Friday, August 21, 2015

Krisiun - Forged in Fury

Teasiun Pleasiun

One of the most universally praised albums in all of metal history is... well not a Krisiun album.  October Rust by Type O Negative is held in high regard by virtually every fan of the band and even people who couldn't really care less about their genre.  It has a legendary opening track, with nearly 40 seconds of total silence before the band bursts out in laughter, introduces themselves, says they hoped you like the joke, and then the album starts.  It's a shitty joke, to be perfectly honest, but I can't help but feel like Krisiun owes us something similar for this album.  Before the first track truly starts, I want to hear silence before the band starts laughing and says:

"Hi, I'm Alex"

"I'm Moyses"

"And I'm Max"

*all together* "And we just don't give a shit anymore!  Hope you enjoy this album we shit out without actually writing any songs for!"

Because damn, Forged in Fury is a fucking bore.  I have a habit of lumping Krisiun in with the group including Cannibal Corpse, Vader, and Motorhead, where they really don't do anything new with each album, but they're so good at what they do that they don't really need to experiment with their sound.  In truth, every Cannibal Corpse album sounds like "a Cannibal Corpse album", every Motorhead album sounds like "a Motorhead album", but every Krisiun album sounds like "Conquerors of Armageddon".  For as consistent as the band is, it becomes more and more apparent with each subsequent album that they really blew their wad with that 2000 masterpiece.  They really and truly only have three great albums, with Black Force Domain being one of the most unruly and insane albums released in the mid 90s, Conquerors of Armageddon laying the blueprint for their signature blend of high speed, groovy, and punishing stop-start riff onslaughts, and fluking out with Southern Storm basically being Conquerors but better.

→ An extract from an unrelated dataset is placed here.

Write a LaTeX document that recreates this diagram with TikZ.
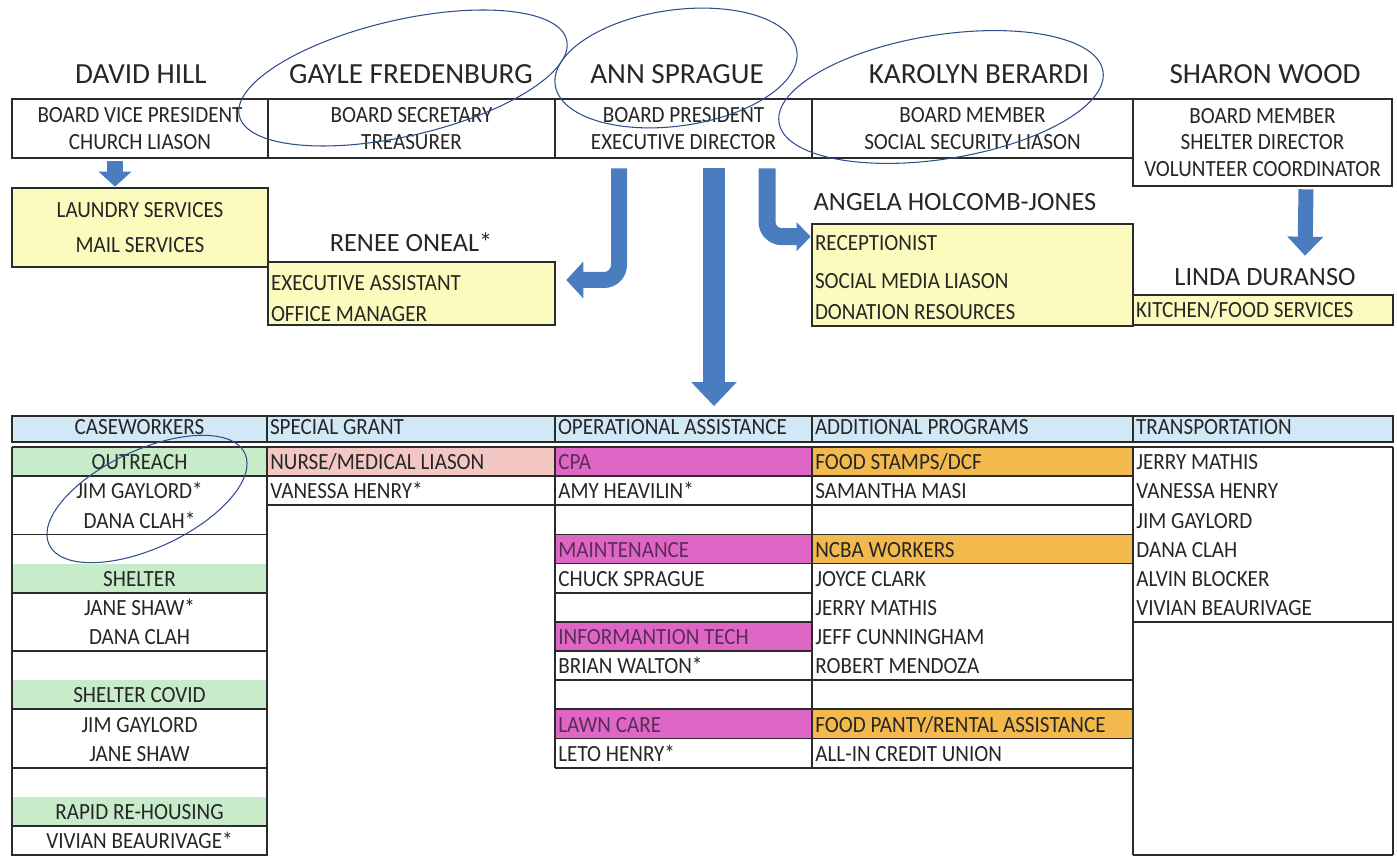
\documentclass[tikz,border=0pt]{standalone}
\usepackage{fontspec}
\setmainfont{Carlito}[FakeStretch=0.91]
\newfontfamily\namefamily{Carlito}
\usetikzlibrary{positioning, arrows.meta, calc}
\definecolor{boxline}{HTML}{2B2B2B}
\definecolor{inkblue}{HTML}{2F4E8C}
\definecolor{arrowblue}{HTML}{4A7DC0}
\definecolor{noteyellow}{HTML}{FCFBBE}
\definecolor{headblue}{HTML}{D2E8F6}
\definecolor{tabgreen}{HTML}{C8EBC9}
\definecolor{nursepink}{HTML}{F3C8C4}
\definecolor{tabmagenta}{HTML}{E066C6}
\definecolor{taborange}{HTML}{F4B94C}
\definecolor{plumtext}{HTML}{5A2D58}
\newcommand{\namefont}{\namefamily\fontsize{16.6}{19}\selectfont}
\newcommand{\staffnamefont}{\namefamily\fontsize{15}{18}\selectfont}
\newcommand{\rolefont}{\fontsize{13.2}{15.3}\selectfont}
\tikzset{
  personname/.style = {font=\namefont, text=black!85, inner sep=0pt, text height=0.65em, text depth=0pt},
  staffname/.style  = {personname, font=\staffnamefont},
  rolebox/.style    = {rectangle, draw=boxline, line width=1.5pt, fill=white, align=center,
                       font=\rolefont, text=black!85, inner sep=0pt},
  dutybox/.style    = {rectangle, draw=boxline, line width=1.5pt, fill=noteyellow,
                       font=\rolefont, text=black!85, inner xsep=0.06cm, inner ysep=0pt},
  headcell/.style   = {rectangle, draw=boxline, line width=1pt, fill=headblue, font=\rolefont,
                       text=black!85, minimum height=0.52cm, inner xsep=0.06cm, inner ysep=0pt,
                       text height=0.65em, text depth=0pt},
  celltext/.style   = {font=\rolefont, text=black!85, inner sep=0pt, text height=0.65em, text depth=0pt},
  gridline/.style   = {draw=boxline, line width=1pt},
  penloop/.style    = {draw=inkblue, line width=0.6pt},
  fatarrow/.style n args = {3}{draw=arrowblue, line width=#1, -{Triangle[width=#2, length=#3]}},
}

\begin{document}
\begin{tikzpicture}
\useasboundingbox (0,0) rectangle (27.94,17.14);

% =============== BOARD ===============
\node (dhname) [personname] at (2.82,15.58)  {DAVID HILL};
\node (gfname) [personname] at (8.22,15.58)  {GAYLE FREDENBURG};
\node (asname) [personname] at (13.54,15.58) {ANN SPRAGUE};
\node (kbname) [personname] at (19.58,15.58) {KAROLYN BERARDI};
\node (swname) [personname] at (25.30,15.58) {SHARON WOOD};

\node (dhbox) [rolebox, minimum width=5.12cm, minimum height=1.18cm] at (2.80,14.57)
  {BOARD VICE PRESIDENT\\CHURCH LIASON};
\node (gfbox) [rolebox, minimum width=5.74cm, minimum height=1.18cm] at (8.23,14.57)
  {BOARD SECRETARY\\TREASURER};
\node (asbox) [rolebox, minimum width=5.14cm, minimum height=1.18cm] at (13.67,14.57)
  {BOARD PRESIDENT\\EXECUTIVE DIRECTOR};
\node (kbbox) [rolebox, minimum width=6.42cm, minimum height=1.18cm] at (19.45,14.57)
  {BOARD MEMBER\\SOCIAL SECURITY LIASON};
\node (swbox) [rolebox, minimum width=5.18cm, minimum height=1.74cm] at (25.25,14.29)
  {BOARD MEMBER\\SHELTER DIRECTOR\\VOLUNTEER COORDINATOR};

% =============== STAFF ===============
\node (laundry) [dutybox, minimum width=5.12cm, minimum height=1.58cm, text width=5.00cm, align=flush center]
  at (2.80,12.59) {LAUNDRY SERVICES\\[4.5pt]MAIL SERVICES};

\node (rnname) [staffname] at (8.22,12.22) {RENEE ONEAL*};
\node (renee) [dutybox, minimum width=5.74cm, minimum height=1.26cm, text width=5.62cm, align=flush left]
  at (8.23,11.27) {\rule{0pt}{14.2pt}EXECUTIVE ASSISTANT\\[2.3pt]OFFICE MANAGER};

\node (ahname) [staffname] at (19.10,13.04) {ANGELA HOLCOMB-JONES};
\node (angela) [dutybox, minimum width=6.42cm, minimum height=2.04cm, text width=6.30cm, align=flush left]
  at (19.45,11.64) {\rule{0pt}{11.9pt}RECEPTIONIST\\[6.3pt]SOCIAL MEDIA LIASON\\[2.3pt]DONATION RESOURCES};

\node (ldname) [staffname] at (25.30,11.54) {LINDA DURANSO};
\node (ldbox) [dutybox, minimum width=5.20cm, minimum height=0.60cm, text width=5.08cm, align=flush left]
  at (25.26,10.94) {KITCHEN/FOOD SERVICES};

% =============== TABLE HEADER ===============
\node (hcase)  [headcell, minimum width=5.10cm, text width=4.98cm, align=flush center] at (2.79,8.56)  {CASEWORKERS};
\node (hgrant) [headcell, minimum width=5.76cm, text width=5.64cm, align=flush left]   at (8.22,8.56)  {SPECIAL GRANT};
\node (hops)   [headcell, minimum width=5.14cm, text width=5.02cm, align=flush left]   at (13.67,8.56) {OPERATIONAL ASSISTANCE};
\node (hprog)  [headcell, minimum width=6.42cm, text width=6.30cm, align=flush left]   at (19.45,8.56) {ADDITIONAL PROGRAMS};
\node (htrans) [headcell, minimum width=5.20cm, text width=5.08cm, align=flush left]   at (25.26,8.56) {TRANSPORTATION};

% colour bands
\foreach \r in {0,4,8,12}
  \fill[tabgreen] (0.24,{8.2-0.583*\r}) rectangle (5.34,{8.2-0.583*(\r+1)});
\fill[nursepink] (5.34,8.2) rectangle (11.10,{8.2-0.583});
\foreach \r in {0,3,6,9}
  \fill[tabmagenta] (11.10,{8.2-0.583*\r}) rectangle (16.24,{8.2-0.583*(\r+1)});
\foreach \r in {0,3,9}
  \fill[taborange] (16.24,{8.2-0.583*\r}) rectangle (22.66,{8.2-0.583*(\r+1)});

% rules
\draw[gridline] (0.24,8.2) -- (27.86,8.2);
\foreach \k in {1,3,...,13}
  \draw[gridline] (0.24,{8.2-0.583*\k}) -- (5.34,{8.2-0.583*\k});
\foreach \k in {1,2}
  \draw[gridline] (5.34,{8.2-0.583*\k}) -- (11.10,{8.2-0.583*\k});
\foreach \k in {1,...,11}
  \draw[gridline] (11.10,{8.2-0.583*\k}) -- (16.24,{8.2-0.583*\k});
\foreach \k in {1,2,3,4,8,9,10,11}
  \draw[gridline] (16.24,{8.2-0.583*\k}) -- (22.66,{8.2-0.583*\k});
\foreach \k in {6,14}
  \draw[gridline] (22.66,{8.2-0.583*\k}) -- (27.86,{8.2-0.583*\k});
\draw[gridline] (0.24,8.2) -- (0.24,0.038) -- (5.34,0.038) -- (5.34,8.2);
\draw[gridline] (11.10,8.2) -- (11.10,1.787);
\draw[gridline] (16.24,8.2) -- (16.24,1.787);
\draw[gridline] (22.66,8.2) -- (22.66,0.038);
\draw[gridline] (27.86,8.2) -- (27.86,0.038);

% cell texts
\foreach \r/\who in {0/OUTREACH, 1/{JIM GAYLORD*}, 2/{DANA CLAH*}, 4/SHELTER, 5/{JANE SHAW*},
    6/{DANA CLAH}, 8/{SHELTER COVID}, 9/{JIM GAYLORD}, 10/{JANE SHAW}, 12/{RAPID RE-HOUSING},
    13/{VIVIAN BEAURIVAGE*}}
  \node[celltext] (cw\r) at (2.79,{8.15-0.583*(\r+0.5)}) {\who};
\foreach \r/\who in {0/{NURSE/MEDICAL LIASON}, 1/{VANESSA HENRY*}}
  \node[celltext, anchor=west] (sg\r) at (5.40,{8.15-0.583*(\r+0.5)}) {\who};
\foreach \r/\who/\ink in {0/CPA/plumtext, 1/{AMY HEAVILIN*}/black!85, 3/MAINTENANCE/plumtext,
    4/{CHUCK SPRAGUE}/black!85, 6/{INFORMANTION TECH}/plumtext, 7/{BRIAN WALTON*}/black!85,
    9/{LAWN CARE}/plumtext, 10/{LETO HENRY*}/black!85}
  \node[celltext, anchor=west, text=\ink] (oa\r) at (11.16,{8.15-0.583*(\r+0.5)}) {\who};
\foreach \r/\who in {0/{FOOD STAMPS/DCF}, 1/{SAMANTHA MASI}, 3/{NCBA WORKERS}, 4/{JOYCE CLARK},
    5/{JERRY MATHIS}, 6/{JEFF CUNNINGHAM}, 7/{ROBERT MENDOZA}, 9/{FOOD PANTY/RENTAL ASSISTANCE},
    10/{ALL-IN CREDIT UNION}}
  \node[celltext, anchor=west] (ap\r) at (16.30,{8.15-0.583*(\r+0.5)}) {\who};
\foreach \r/\who in {0/{JERRY MATHIS}, 1/{VANESSA HENRY}, 2/{JIM GAYLORD}, 3/{DANA CLAH},
    4/{ALVIN BLOCKER}, 5/{VIVIAN BEAURIVAGE}}
  \node[celltext, anchor=west] (tr\r) at (22.72,{8.15-0.583*(\r+0.5)}) {\who};

% =============== ARROWS ===============
\draw[fatarrow={0.32cm}{0.64cm}{0.30cm}] ($(dhbox.south)+(-0.5,-0.04)$) -- ($(laundry.north)+(-0.5,0)$);
\draw[fatarrow={0.32cm}{0.72cm}{0.34cm}, rounded corners=0.3cm]
  ($(asbox.south)+(-1.29,-0.18)$) |- ($(renee.east)+(0.20,0.27)$);
\draw[fatarrow={0.44cm}{0.88cm}{0.48cm}] ($(asbox.south)+(0.61,-0.18)$) -- ($(hops.north)+(0.61,0.18)$);
\draw[fatarrow={0.34cm}{0.56cm}{0.28cm}, rounded corners=0.3cm]
  ($(asbox.south)+(1.67,-0.18)$) |- ($(angela.north west)+(0,-0.28)$);
\draw[fatarrow={0.30cm}{0.70cm}{0.38cm}] ($(swbox.south)+(0.87,-0.04)$) -- ($(ldbox.north)+(0.84,0.76)$);

% =============== PEN MARKS ===============
\draw[penloop, rotate around={13:(8.06,15.58)}] (8.06,15.58) ellipse [x radius=3.36cm, y radius=1.16cm];
\draw[penloop, rotate around={8:(13.52,15.78)}] (13.52,15.78) ellipse [x radius=2.44cm, y radius=1.16cm];
\draw[penloop, rotate around={9:(18.82,15.20)}] (18.82,15.20) ellipse [x radius=3.28cm, y radius=1.24cm];
\draw[penloop, rotate around={25:(2.94,7.16)}] (2.94,7.16) ellipse [x radius=2.16cm, y radius=0.98cm];

\end{tikzpicture}
\end{document}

Forged in Fury?  Nah, this is pretty much interchangeable with any of their mid 00s albums.  It's truly the sound of a band on autopilot, just going into the studio and doing what they know how to do, but not really applying themselves towards the goal of getting better with each try.  It's like they figured out what they did best and just never bothered honing their skills.  The technical skills and execution are serviceable enough, with their jarring shifts from frenzied blasts and bassy tremolo assaults to pounding, Bolt Thrower style grooving being just as capable as always, but none of these songs contain any riffs or breakdowns or vocal patterns or solos or memorable moments or anything to really distinguish themselves from each other.  The album is a faceless blur of nothing-riffs.  It's just not particularly interesting or well written, which is unfortunate because that's the hardest criticism to explain.  There aren't any memorable blasts of intensity like the intro to "Combustion Inferno" or the main riff to "Sentenced Morning", it's just incessant tremolo abuse and blasting with no further thought put into it.  I don't even really know how to elaborate further, every song sounds like the song before it, and they all sound like "Abyssal Gates" from fifteen years prior except not as hungry and exciting.

I think one of the biggest problems is simply that the songs have been getting longer as of late, with this album being nearly an hour long and having four songs break the six minute mark (with another one being within seconds of that cutoff).  There simply aren't enough ideas at play to justify the songs being as lengthy as they are.  You get every idea the song will introduce within the first minute and that's it, nearly every track could be a minute or two shorter and it'd greatly improve the album.  This has been their issue for a while now, the three brothers just seem woefully incapable of trimming the fat.  The best song is easily "The Isolated Truth", and it's unironically the shortest one (though the fact that it's basically just a rewrite of the stellar "Combustion Inferno" certainly helps its standing with me).  In fact, the only two songs on here I'd ever see myself listening to again are that one and "Oracle of the Ungod", and it's for basically the exact same reason.  They're the two shortest songs and they're the most interesting interpretation of their stop-start brutality that's dominated their sound for the past decade.  That's it, they're well written and well executed versions of what the rest of the album tries to do but fails because it's too busy repeating itself.

I'm glad they've solved their production woes, as this is as heavy and thick as the previous two albums, but the actual content is disappointingly lacking.  If Forged in Fury is the first Krisiun album you hear, then you'll love it to death.  All of the ideas and quirks that have made the band relevant and respected enough for me to still care about despite thinking they're overall pretty meh are here like all the rest of the albums, but they're running on fumes at this point.  Nothing breaks out, grabs you by the balls, and hurls you against a wall like "Ravager" or "Slaying Steel" did years and years ago.  It's one dimensional, which used to be one of their greatest strengths, but it's now pretty heftily their biggest problem.


RATING - 45%

PS: "Milonga de la Muerte" is a cool acoustic bit, but it's stupid to end the album on what feels like an interlude as opposed to a true outro.